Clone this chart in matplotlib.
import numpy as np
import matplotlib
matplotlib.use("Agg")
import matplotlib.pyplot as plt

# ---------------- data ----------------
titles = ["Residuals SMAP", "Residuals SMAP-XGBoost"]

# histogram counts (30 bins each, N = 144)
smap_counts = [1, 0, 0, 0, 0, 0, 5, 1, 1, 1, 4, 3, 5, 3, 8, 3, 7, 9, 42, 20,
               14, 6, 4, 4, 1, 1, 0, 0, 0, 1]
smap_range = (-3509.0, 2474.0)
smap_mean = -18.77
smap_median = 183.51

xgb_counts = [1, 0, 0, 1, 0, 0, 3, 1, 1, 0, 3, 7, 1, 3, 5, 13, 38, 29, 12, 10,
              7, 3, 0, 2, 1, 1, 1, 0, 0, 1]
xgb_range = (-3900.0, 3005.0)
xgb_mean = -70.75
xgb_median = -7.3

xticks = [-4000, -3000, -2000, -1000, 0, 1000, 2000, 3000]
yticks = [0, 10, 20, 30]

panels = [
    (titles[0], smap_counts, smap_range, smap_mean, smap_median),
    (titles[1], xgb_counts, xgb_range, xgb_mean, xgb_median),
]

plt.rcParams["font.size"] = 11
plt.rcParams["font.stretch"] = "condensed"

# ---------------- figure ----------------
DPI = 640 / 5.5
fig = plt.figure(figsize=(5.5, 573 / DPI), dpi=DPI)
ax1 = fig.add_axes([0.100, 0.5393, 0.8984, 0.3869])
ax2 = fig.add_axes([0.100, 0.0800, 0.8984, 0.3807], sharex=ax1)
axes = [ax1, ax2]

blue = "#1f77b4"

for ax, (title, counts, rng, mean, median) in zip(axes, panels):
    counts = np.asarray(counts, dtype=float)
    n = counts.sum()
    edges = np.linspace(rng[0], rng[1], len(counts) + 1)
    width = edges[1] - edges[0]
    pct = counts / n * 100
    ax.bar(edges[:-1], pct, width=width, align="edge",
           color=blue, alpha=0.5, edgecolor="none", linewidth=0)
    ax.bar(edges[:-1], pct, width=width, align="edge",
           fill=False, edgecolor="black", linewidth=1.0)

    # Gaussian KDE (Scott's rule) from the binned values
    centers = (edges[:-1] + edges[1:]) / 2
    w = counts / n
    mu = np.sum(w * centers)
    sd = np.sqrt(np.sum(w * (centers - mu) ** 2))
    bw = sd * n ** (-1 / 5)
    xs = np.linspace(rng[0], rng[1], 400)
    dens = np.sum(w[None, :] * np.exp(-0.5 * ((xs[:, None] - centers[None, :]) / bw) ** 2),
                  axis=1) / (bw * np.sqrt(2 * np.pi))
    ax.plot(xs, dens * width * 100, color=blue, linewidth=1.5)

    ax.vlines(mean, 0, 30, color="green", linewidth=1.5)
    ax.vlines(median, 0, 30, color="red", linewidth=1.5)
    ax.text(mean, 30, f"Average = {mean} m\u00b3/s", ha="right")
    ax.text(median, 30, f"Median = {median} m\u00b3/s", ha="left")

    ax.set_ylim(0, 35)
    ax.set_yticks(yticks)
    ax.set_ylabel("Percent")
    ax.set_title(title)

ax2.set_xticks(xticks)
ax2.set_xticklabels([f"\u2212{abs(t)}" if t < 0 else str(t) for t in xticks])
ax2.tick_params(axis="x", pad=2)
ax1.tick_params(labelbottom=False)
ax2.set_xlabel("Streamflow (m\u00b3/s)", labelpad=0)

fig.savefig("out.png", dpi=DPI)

------------

Description of the task. Repeat the material above in full, keeping every word.

Result.
Clone this chart in matplotlib.
import numpy as np
import matplotlib
matplotlib.use("Agg")
import matplotlib.pyplot as plt

# ---------------- data ----------------
titles = ["Residuals SMAP", "Residuals SMAP-XGBoost"]

# histogram counts (30 bins each, N = 144)
smap_counts = [1, 0, 0, 0, 0, 0, 5, 1, 1, 1, 4, 3, 5, 3, 8, 3, 7, 9, 42, 20,
               14, 6, 4, 4, 1, 1, 0, 0, 0, 1]
smap_range = (-3509.0, 2474.0)
smap_mean = -18.77
smap_median = 183.51

xgb_counts = [1, 0, 0, 1, 0, 0, 3, 1, 1, 0, 3, 7, 1, 3, 5, 13, 38, 29, 12, 10,
              7, 3, 0, 2, 1, 1, 1, 0, 0, 1]
xgb_range = (-3900.0, 3005.0)
xgb_mean = -70.75
xgb_median = -7.3

xticks = [-4000, -3000, -2000, -1000, 0, 1000, 2000, 3000]
yticks = [0, 10, 20, 30]

panels = [
    (titles[0], smap_counts, smap_range, smap_mean, smap_median),
    (titles[1], xgb_counts, xgb_range, xgb_mean, xgb_median),
]

plt.rcParams["font.size"] = 11
plt.rcParams["font.stretch"] = "condensed"

# ---------------- figure ----------------
DPI = 640 / 5.5
fig = plt.figure(figsize=(5.5, 573 / DPI), dpi=DPI)
ax1 = fig.add_axes([0.100, 0.5393, 0.8984, 0.3869])
ax2 = fig.add_axes([0.100, 0.0800, 0.8984, 0.3807], sharex=ax1)
axes = [ax1, ax2]

blue = "#1f77b4"

for ax, (title, counts, rng, mean, median) in zip(axes, panels):
    counts = np.asarray(counts, dtype=float)
    n = counts.sum()
    edges = np.linspace(rng[0], rng[1], len(counts) + 1)
    width = edges[1] - edges[0]
    pct = counts / n * 100
    ax.bar(edges[:-1], pct, width=width, align="edge",
           color=blue, alpha=0.5, edgecolor="none", linewidth=0)
    ax.bar(edges[:-1], pct, width=width, align="edge",
           fill=False, edgecolor="black", linewidth=1.0)

    # Gaussian KDE (Scott's rule) from the binned values
    centers = (edges[:-1] + edges[1:]) / 2
    w = counts / n
    mu = np.sum(w * centers)
    sd = np.sqrt(np.sum(w * (centers - mu) ** 2))
    bw = sd * n ** (-1 / 5)
    xs = np.linspace(rng[0], rng[1], 400)
    dens = np.sum(w[None, :] * np.exp(-0.5 * ((xs[:, None] - centers[None, :]) / bw) ** 2),
                  axis=1) / (bw * np.sqrt(2 * np.pi))
    ax.plot(xs, dens * width * 100, color=blue, linewidth=1.5)

    ax.vlines(mean, 0, 30, color="green", linewidth=1.5)
    ax.vlines(median, 0, 30, color="red", linewidth=1.5)
    ax.text(mean, 30, f"Average = {mean} m\u00b3/s", ha="right")
    ax.text(median, 30, f"Median = {median} m\u00b3/s", ha="left")

    ax.set_ylim(0, 35)
    ax.set_yticks(yticks)
    ax.set_ylabel("Percent")
    ax.set_title(title)

ax2.set_xticks(xticks)
ax2.set_xticklabels([f"\u2212{abs(t)}" if t < 0 else str(t) for t in xticks])
ax2.tick_params(axis="x", pad=2)
ax1.tick_params(labelbottom=False)
ax2.set_xlabel("Streamflow (m\u00b3/s)", labelpad=0)

fig.savefig("out.png", dpi=DPI)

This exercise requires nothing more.